* _REQUIRED TASK_: Leave out all pictures and give back precisely the lines from the line with "Output the web" to the line with "0.235, bw * 0.8]);", including those two lines.

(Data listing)

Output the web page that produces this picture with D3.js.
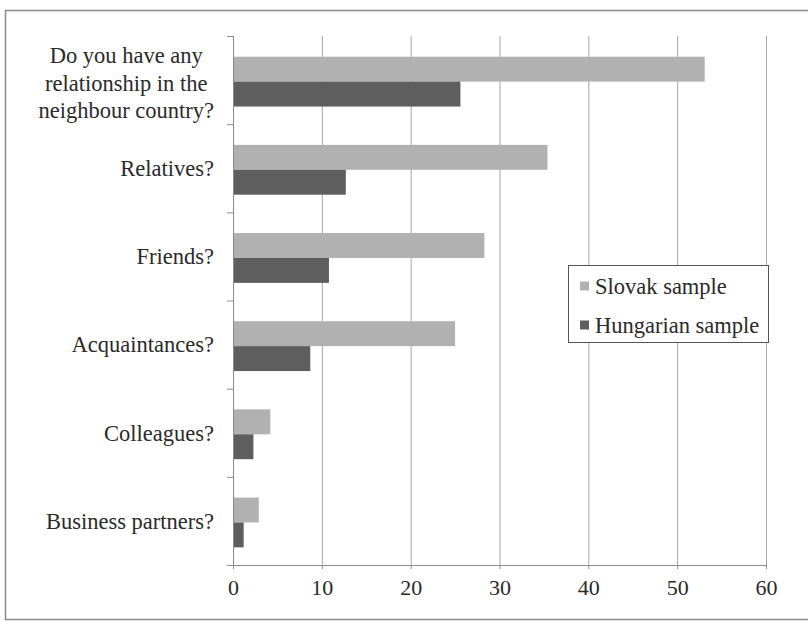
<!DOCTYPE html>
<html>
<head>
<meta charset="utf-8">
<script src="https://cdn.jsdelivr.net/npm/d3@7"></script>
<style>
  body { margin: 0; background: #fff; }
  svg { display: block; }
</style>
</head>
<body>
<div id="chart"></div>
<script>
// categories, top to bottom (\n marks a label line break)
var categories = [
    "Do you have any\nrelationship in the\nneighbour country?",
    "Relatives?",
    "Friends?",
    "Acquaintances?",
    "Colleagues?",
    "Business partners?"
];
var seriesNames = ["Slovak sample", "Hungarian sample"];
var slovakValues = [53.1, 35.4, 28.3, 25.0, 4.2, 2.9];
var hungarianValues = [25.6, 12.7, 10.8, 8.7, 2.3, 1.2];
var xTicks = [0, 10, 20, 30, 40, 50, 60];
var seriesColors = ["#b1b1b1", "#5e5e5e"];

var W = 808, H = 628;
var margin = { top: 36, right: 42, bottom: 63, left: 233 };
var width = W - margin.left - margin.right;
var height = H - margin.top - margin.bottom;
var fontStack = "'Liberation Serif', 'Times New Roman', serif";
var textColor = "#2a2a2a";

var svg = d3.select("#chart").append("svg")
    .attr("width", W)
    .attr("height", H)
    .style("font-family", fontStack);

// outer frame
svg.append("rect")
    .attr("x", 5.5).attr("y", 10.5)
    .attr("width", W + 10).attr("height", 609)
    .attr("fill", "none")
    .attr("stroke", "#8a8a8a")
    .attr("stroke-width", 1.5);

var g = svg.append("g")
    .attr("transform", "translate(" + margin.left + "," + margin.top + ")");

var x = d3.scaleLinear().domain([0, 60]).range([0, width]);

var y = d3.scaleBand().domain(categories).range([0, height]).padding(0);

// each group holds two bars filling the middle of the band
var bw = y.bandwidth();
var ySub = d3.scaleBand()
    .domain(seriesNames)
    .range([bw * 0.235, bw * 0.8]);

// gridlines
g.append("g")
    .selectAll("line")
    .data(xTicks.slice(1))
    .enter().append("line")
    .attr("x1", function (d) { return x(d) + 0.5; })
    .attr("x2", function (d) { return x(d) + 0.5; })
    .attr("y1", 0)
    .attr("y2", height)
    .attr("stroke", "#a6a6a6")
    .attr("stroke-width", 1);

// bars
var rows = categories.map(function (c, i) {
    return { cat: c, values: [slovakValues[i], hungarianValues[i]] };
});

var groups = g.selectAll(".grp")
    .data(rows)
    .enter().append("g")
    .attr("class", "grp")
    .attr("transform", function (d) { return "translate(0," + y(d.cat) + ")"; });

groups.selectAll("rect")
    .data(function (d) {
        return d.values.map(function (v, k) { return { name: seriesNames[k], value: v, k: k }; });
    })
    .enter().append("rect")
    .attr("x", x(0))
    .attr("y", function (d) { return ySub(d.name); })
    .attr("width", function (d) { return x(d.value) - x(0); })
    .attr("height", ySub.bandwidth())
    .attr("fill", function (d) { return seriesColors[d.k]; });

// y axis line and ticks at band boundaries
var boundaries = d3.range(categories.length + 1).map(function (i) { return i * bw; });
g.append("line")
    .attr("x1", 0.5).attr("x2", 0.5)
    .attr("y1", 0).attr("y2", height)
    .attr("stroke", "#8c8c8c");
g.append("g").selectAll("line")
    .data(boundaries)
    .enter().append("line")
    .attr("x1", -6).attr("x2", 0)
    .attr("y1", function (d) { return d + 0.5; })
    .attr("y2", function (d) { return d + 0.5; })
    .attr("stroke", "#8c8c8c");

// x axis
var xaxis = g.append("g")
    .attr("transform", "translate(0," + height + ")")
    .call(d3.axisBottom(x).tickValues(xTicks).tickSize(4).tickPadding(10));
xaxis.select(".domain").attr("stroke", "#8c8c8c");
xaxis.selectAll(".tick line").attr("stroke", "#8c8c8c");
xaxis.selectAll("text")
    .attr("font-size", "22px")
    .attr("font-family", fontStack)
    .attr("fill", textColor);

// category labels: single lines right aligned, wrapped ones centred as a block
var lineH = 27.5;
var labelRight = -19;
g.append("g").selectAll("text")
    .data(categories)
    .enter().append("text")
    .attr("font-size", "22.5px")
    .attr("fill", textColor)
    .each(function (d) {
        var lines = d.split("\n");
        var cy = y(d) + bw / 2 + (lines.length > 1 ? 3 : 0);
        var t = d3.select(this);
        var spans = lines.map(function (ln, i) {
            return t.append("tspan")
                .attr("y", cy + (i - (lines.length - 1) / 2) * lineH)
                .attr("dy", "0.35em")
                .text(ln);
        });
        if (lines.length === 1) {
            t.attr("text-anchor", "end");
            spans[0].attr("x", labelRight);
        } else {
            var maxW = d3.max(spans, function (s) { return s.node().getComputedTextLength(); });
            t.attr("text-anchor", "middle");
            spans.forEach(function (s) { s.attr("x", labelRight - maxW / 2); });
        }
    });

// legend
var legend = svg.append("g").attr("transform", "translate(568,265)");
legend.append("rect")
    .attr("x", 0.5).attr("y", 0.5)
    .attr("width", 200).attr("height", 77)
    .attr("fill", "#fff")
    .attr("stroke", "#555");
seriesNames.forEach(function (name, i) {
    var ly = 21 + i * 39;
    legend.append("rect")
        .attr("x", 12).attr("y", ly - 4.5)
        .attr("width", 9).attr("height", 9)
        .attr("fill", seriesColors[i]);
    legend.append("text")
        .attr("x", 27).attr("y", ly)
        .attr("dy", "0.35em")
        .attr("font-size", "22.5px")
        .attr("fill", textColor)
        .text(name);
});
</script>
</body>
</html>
...
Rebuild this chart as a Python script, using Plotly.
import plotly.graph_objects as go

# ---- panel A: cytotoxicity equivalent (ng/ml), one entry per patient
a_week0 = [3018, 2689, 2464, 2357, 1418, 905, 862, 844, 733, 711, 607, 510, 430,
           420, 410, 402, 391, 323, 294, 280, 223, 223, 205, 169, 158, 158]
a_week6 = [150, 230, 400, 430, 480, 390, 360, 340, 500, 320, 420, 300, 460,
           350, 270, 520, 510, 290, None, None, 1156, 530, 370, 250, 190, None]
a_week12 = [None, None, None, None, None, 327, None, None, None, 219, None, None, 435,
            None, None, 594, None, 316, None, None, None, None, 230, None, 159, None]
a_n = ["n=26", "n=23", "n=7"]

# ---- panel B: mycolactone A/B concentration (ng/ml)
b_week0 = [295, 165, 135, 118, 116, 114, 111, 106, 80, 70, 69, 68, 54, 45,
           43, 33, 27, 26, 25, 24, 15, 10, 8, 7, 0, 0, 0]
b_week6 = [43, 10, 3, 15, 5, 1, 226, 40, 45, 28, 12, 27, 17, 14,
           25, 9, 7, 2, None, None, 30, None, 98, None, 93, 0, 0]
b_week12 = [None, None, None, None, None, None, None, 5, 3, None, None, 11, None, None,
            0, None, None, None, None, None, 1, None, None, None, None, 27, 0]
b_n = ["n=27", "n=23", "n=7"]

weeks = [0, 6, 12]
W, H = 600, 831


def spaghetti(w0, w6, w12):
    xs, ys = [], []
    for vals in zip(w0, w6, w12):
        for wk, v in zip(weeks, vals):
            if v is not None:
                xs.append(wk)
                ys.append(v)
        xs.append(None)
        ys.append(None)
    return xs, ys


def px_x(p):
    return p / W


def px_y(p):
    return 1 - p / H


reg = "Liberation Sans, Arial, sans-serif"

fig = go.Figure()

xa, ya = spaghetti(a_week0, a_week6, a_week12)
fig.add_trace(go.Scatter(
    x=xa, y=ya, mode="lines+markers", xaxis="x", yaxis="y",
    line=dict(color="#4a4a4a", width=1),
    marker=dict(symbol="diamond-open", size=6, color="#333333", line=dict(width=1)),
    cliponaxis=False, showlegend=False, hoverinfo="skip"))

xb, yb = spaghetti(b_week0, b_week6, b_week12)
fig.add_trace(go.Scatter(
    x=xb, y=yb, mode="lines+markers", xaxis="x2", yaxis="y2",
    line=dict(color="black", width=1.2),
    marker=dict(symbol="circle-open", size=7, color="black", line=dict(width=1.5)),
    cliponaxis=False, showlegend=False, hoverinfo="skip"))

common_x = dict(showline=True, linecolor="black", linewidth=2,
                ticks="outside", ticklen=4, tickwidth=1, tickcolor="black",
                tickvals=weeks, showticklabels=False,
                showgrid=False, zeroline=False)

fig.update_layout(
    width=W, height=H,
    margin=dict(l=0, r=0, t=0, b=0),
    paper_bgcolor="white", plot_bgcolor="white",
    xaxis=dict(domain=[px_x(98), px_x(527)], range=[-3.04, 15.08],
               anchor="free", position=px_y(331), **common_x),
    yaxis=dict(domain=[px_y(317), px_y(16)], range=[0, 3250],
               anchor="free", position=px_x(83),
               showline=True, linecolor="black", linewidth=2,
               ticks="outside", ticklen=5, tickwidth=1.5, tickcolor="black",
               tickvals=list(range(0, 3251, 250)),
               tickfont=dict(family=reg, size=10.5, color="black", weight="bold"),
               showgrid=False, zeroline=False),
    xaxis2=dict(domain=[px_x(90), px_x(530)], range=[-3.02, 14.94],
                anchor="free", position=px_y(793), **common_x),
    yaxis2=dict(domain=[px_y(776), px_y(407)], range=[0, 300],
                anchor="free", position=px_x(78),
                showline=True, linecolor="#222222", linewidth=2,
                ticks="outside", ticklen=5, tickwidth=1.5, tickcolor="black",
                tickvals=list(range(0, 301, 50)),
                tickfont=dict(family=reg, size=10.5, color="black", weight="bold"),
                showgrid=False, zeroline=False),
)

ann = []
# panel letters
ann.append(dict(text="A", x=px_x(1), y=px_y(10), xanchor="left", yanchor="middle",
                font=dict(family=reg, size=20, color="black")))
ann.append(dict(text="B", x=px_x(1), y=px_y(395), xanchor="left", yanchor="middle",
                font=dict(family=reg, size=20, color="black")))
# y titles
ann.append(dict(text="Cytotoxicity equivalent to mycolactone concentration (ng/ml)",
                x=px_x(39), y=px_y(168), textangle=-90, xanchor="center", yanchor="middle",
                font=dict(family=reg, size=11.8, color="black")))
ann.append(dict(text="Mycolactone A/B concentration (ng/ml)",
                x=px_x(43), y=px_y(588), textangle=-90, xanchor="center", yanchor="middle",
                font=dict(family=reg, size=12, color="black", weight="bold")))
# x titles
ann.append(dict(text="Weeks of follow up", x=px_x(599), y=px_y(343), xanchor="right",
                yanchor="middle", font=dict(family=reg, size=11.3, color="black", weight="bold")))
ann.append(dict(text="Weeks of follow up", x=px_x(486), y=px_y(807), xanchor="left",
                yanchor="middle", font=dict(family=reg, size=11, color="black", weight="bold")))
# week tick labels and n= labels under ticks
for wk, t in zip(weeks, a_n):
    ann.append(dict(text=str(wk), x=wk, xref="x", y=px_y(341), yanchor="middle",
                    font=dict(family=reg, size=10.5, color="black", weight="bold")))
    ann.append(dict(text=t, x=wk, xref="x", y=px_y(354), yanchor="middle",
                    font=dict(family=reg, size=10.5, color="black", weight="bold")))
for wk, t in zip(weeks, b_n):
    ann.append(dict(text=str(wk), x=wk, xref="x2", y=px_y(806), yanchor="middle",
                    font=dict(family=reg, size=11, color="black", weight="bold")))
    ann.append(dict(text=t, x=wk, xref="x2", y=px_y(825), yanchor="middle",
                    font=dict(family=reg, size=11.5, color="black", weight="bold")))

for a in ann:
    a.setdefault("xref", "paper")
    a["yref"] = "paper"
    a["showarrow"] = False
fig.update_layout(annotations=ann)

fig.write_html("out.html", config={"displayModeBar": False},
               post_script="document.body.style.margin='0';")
==
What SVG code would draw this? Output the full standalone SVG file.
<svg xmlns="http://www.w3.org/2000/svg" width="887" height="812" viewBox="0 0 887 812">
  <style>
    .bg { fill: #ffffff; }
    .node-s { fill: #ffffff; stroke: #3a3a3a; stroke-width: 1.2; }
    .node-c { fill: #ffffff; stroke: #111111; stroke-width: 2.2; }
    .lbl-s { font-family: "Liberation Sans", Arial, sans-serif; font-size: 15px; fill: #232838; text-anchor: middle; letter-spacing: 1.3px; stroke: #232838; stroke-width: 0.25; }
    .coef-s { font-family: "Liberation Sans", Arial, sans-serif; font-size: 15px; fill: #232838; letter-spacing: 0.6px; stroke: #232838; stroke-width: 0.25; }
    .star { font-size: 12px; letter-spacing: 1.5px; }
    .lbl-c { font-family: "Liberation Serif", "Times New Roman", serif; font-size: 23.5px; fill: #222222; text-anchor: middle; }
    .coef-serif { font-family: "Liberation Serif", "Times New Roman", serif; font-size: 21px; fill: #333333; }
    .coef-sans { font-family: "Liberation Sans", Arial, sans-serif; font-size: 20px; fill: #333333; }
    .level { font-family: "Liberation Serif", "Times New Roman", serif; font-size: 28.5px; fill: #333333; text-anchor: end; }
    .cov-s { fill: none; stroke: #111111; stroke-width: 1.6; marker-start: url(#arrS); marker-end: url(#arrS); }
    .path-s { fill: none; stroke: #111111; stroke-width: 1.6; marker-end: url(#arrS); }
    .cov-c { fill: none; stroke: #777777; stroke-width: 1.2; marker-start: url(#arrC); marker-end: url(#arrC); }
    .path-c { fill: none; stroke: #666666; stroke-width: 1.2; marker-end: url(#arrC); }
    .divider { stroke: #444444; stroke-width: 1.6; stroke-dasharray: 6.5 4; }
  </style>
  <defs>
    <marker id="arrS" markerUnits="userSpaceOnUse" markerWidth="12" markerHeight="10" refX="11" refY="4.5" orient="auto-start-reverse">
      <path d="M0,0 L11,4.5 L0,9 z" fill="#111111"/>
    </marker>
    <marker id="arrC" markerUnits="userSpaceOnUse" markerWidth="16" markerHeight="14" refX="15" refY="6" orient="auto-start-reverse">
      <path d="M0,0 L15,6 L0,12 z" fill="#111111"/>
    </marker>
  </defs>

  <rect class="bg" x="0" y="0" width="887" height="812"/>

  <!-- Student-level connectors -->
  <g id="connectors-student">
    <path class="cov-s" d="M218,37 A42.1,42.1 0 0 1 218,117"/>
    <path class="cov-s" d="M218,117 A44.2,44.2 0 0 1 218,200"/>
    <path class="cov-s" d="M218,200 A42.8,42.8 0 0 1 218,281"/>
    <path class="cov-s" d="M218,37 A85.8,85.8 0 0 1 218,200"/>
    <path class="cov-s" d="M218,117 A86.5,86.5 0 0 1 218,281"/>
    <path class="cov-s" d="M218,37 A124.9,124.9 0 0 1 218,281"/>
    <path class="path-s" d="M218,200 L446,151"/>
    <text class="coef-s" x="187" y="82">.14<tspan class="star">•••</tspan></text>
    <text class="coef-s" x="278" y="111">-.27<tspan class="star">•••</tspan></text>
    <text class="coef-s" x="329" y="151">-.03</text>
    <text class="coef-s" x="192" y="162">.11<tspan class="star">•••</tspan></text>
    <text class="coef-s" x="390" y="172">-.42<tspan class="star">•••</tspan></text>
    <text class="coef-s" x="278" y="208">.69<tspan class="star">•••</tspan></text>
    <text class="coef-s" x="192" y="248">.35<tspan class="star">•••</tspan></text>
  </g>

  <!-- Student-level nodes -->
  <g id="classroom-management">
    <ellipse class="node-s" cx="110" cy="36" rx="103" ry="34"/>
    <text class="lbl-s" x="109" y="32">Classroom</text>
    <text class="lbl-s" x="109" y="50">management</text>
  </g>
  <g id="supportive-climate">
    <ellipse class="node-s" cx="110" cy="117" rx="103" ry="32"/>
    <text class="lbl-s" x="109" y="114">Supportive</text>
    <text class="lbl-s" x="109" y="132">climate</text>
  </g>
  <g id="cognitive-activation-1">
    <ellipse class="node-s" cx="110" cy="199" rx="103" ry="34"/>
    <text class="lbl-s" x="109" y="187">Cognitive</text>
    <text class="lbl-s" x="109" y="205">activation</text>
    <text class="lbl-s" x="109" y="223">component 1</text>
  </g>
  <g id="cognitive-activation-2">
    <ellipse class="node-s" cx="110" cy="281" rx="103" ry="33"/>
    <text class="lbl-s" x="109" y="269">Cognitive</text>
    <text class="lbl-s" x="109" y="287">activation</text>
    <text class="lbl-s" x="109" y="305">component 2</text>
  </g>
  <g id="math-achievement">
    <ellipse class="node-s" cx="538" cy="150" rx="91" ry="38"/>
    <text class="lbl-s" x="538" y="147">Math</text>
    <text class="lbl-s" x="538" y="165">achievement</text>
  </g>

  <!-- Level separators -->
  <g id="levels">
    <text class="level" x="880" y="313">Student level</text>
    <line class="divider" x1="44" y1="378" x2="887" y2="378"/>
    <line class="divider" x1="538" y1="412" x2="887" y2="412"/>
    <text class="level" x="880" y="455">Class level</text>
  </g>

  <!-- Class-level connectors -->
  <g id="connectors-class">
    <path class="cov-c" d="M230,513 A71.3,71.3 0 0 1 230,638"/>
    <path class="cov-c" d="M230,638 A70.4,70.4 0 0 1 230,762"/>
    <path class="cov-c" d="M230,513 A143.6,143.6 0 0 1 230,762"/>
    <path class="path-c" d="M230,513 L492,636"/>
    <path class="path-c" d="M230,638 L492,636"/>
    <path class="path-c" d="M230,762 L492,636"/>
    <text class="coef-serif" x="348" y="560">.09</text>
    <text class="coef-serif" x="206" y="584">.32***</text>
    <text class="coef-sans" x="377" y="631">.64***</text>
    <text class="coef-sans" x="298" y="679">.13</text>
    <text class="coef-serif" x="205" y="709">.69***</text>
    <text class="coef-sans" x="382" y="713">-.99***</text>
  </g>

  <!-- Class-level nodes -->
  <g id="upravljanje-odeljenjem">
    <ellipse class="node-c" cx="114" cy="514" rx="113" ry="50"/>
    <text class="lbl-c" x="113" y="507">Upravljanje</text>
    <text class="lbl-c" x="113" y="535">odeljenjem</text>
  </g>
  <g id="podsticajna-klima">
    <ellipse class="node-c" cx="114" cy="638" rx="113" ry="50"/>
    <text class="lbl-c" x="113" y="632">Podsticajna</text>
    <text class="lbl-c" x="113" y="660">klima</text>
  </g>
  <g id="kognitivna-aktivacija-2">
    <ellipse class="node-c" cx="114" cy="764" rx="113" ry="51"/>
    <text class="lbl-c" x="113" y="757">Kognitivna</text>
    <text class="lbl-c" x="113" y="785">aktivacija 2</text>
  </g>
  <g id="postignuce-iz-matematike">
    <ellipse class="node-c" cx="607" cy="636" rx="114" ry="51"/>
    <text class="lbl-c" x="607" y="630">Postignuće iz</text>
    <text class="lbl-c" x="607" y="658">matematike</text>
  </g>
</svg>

* _CORRECT RESULT_:
Output the web page that produces this picture with D3.js.
<!DOCTYPE html>
<html>
<head>
<meta charset="utf-8">
<script src="https://cdn.jsdelivr.net/npm/d3@7"></script>
<style>
  body { margin: 0; background: #fff; }
  svg { display: block; }
</style>
</head>
<body>
<div id="chart"></div>
<script>
// categories, top to bottom (\n marks a label line break)
var categories = [
    "Do you have any\nrelationship in the\nneighbour country?",
    "Relatives?",
    "Friends?",
    "Acquaintances?",
    "Colleagues?",
    "Business partners?"
];
var seriesNames = ["Slovak sample", "Hungarian sample"];
var slovakValues = [53.1, 35.4, 28.3, 25.0, 4.2, 2.9];
var hungarianValues = [25.6, 12.7, 10.8, 8.7, 2.3, 1.2];
var xTicks = [0, 10, 20, 30, 40, 50, 60];
var seriesColors = ["#b1b1b1", "#5e5e5e"];

var W = 808, H = 628;
var margin = { top: 36, right: 42, bottom: 63, left: 233 };
var width = W - margin.left - margin.right;
var height = H - margin.top - margin.bottom;
var fontStack = "'Liberation Serif', 'Times New Roman', serif";
var textColor = "#2a2a2a";

var svg = d3.select("#chart").append("svg")
    .attr("width", W)
    .attr("height", H)
    .style("font-family", fontStack);

// outer frame
svg.append("rect")
    .attr("x", 5.5).attr("y", 10.5)
    .attr("width", W + 10).attr("height", 609)
    .attr("fill", "none")
    .attr("stroke", "#8a8a8a")
    .attr("stroke-width", 1.5);

var g = svg.append("g")
    .attr("transform", "translate(" + margin.left + "," + margin.top + ")");

var x = d3.scaleLinear().domain([0, 60]).range([0, width]);

var y = d3.scaleBand().domain(categories).range([0, height]).padding(0);

// each group holds two bars filling the middle of the band
var bw = y.bandwidth();
var ySub = d3.scaleBand()
    .domain(seriesNames)
    .range([bw * 0.235, bw * 0.8]);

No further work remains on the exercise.